Given task:
Pictures stay out of this copy, which runs from the first line of the material through the line containing "var trend = trendX.map(function".

Source data:

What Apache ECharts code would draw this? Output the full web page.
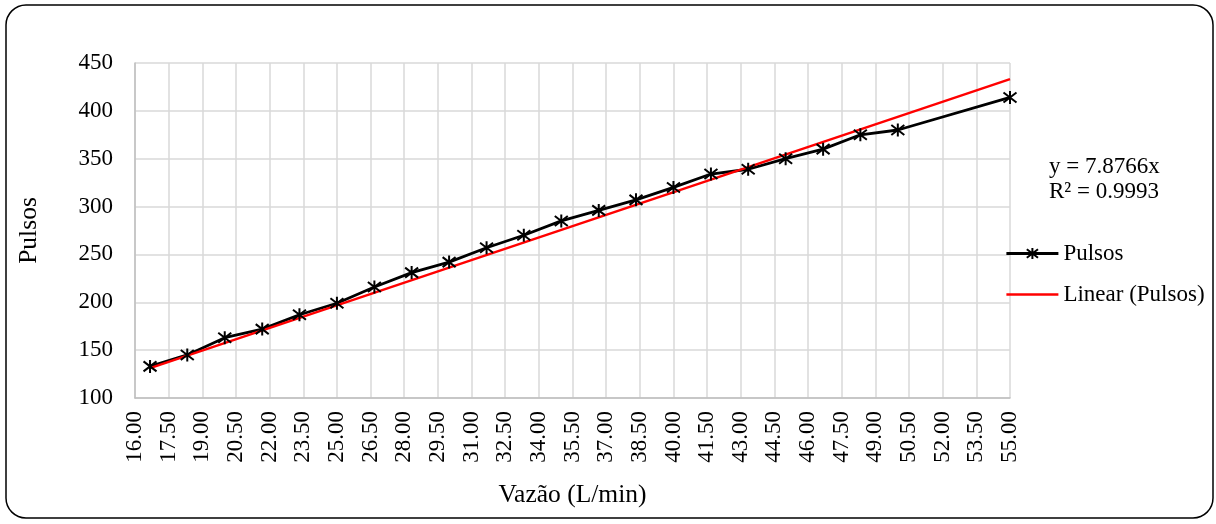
<!DOCTYPE html>
<html>
<head>
<meta charset="utf-8">
<script src="https://cdn.jsdelivr.net/npm/echarts@6/dist/echarts.min.js"></script>
<style>
  html, body { margin: 0; padding: 0; background: #fff; }
  #chart { width: 1216px; height: 524px; }
</style>
</head>
<body>
<div id="chart"></div>
<script>
var vazao = [16.67, 18.33, 20.00, 21.67, 23.33, 25.00, 26.67, 28.33, 30.00, 31.67, 33.33,
             35.00, 36.67, 38.33, 40.00, 41.67, 43.33, 45.00, 46.67, 48.33, 50.00, 55.00];
var pulsos = [133, 145, 163, 172, 187, 199, 216, 231, 242, 257, 270,
              285, 296, 307, 320, 334, 339, 350, 360, 375, 380, 414];
// trendline ends
var trendX = [16.67, 55.00];
var trendY = [131.3, 433.2];
var eqLines = ['y = 7.8766x', 'R² = 0.9993'];

var serif = "'Liberation Serif', 'Times New Roman', serif";
var star = 'path://M0 0 L10 10 M10 0 L0 10 M5 -1.5 L5 11.5';

var pts = vazao.map(function (v, i) { return [v, pulsos[i]]; });
var trend = trendX.map(function (v, i) { return [v, trendY[i]]; });

var option = {
    animation: false,
    backgroundColor: '#fff',
    textStyle: { fontFamily: serif },
    grid: { left: 135, right: 206, top: 63, bottom: 126 },
    legend: {
        orient: 'vertical',
        left: 1000,
        top: 237,
        itemWidth: 52,
        itemHeight: 14,
        itemGap: 18,
        textStyle: { fontFamily: serif, fontSize: 23, color: '#000', lineHeight: 23 },
        data: [
            { name: 'Pulsos', lineStyle: { width: 2.8 } },
            { name: 'Linear (Pulsos)', itemStyle: { opacity: 0 }, lineStyle: { width: 2.4 } }
        ]
    },
    xAxis: {
        type: 'value',
        min: 16,
        max: 55,
        interval: 1.5,
        name: 'Vazão (L/min)',
        nameLocation: 'middle',
        nameGap: 84,
        nameTextStyle: { fontFamily: serif, fontSize: 25.5, color: '#000' },
        axisLine: { show: true, lineStyle: { color: '#bfbfbf', width: 1.5 } },
        axisTick: { show: false },
        axisLabel: {
            rotate: 90,
            margin: 13,
            fontFamily: serif,
            fontSize: 23,
            color: '#000',
            showMinLabel: true,
            showMaxLabel: true,
            formatter: function (v) { return v.toFixed(2); }
        },
        splitLine: { show: true, lineStyle: { color: '#d9d9d9', width: 1.5 } }
    },
    yAxis: {
        type: 'value',
        min: 100,
        max: 450,
        interval: 50,
        name: 'Pulsos',
        nameLocation: 'middle',
        nameGap: 93,
        nameRotate: 90,
        nameTextStyle: { fontFamily: serif, fontSize: 25.5, color: '#000' },
        axisLine: { show: true, lineStyle: { color: '#bfbfbf', width: 1.5 } },
        axisTick: { show: false },
        axisLabel: { margin: 22, fontFamily: serif, fontSize: 23, color: '#000' },
        splitLine: { show: true, lineStyle: { color: '#d9d9d9', width: 1.5 } }
    },
    graphic: [
        {
            type: 'rect',
            shape: { x: 6, y: 5, width: 1207, height: 513, r: 20 },
            style: { fill: 'none', stroke: '#000', lineWidth: 1.5 },
            silent: true
        },
        {
            type: 'text',
            left: 1049,
            top: 155,
            style: { text: eqLines[0], font: '23px ' + serif, fill: '#000' }
        },
        {
            type: 'text',
            left: 1049,
            top: 180,
            style: { text: eqLines[1], font: '23px ' + serif, fill: '#000' }
        }
    ],
    series: [
        {
            name: 'Pulsos',
            type: 'line',
            data: pts,
            symbol: star,
            symbolSize: 13,
            itemStyle: { color: '#000', borderColor: '#000', borderWidth: 2 },
            lineStyle: { color: '#000', width: 2.8 }
        },
        {
            name: 'Linear (Pulsos)',
            type: 'line',
            data: trend,
            symbol: 'none',
            itemStyle: { color: '#ff0000' },
            lineStyle: { color: '#ff0000', width: 2.4 }
        }
    ]
};

var chart = echarts.init(document.getElementById('chart'));
chart.setOption(option);
</script>
</body>
</html>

Complete answer:
What Apache ECharts code would draw this? Output the full web page.
<!DOCTYPE html>
<html>
<head>
<meta charset="utf-8">
<script src="https://cdn.jsdelivr.net/npm/echarts@6/dist/echarts.min.js"></script>
<style>
  html, body { margin: 0; padding: 0; background: #fff; }
  #chart { width: 1216px; height: 524px; }
</style>
</head>
<body>
<div id="chart"></div>
<script>
var vazao = [16.67, 18.33, 20.00, 21.67, 23.33, 25.00, 26.67, 28.33, 30.00, 31.67, 33.33,
             35.00, 36.67, 38.33, 40.00, 41.67, 43.33, 45.00, 46.67, 48.33, 50.00, 55.00];
var pulsos = [133, 145, 163, 172, 187, 199, 216, 231, 242, 257, 270,
              285, 296, 307, 320, 334, 339, 350, 360, 375, 380, 414];
// trendline ends
var trendX = [16.67, 55.00];
var trendY = [131.3, 433.2];
var eqLines = ['y = 7.8766x', 'R² = 0.9993'];

var serif = "'Liberation Serif', 'Times New Roman', serif";
var star = 'path://M0 0 L10 10 M10 0 L0 10 M5 -1.5 L5 11.5';

var pts = vazao.map(function (v, i) { return [v, pulsos[i]]; });
var trend = trendX.map(function (v, i) { return [v, trendY[i]]; });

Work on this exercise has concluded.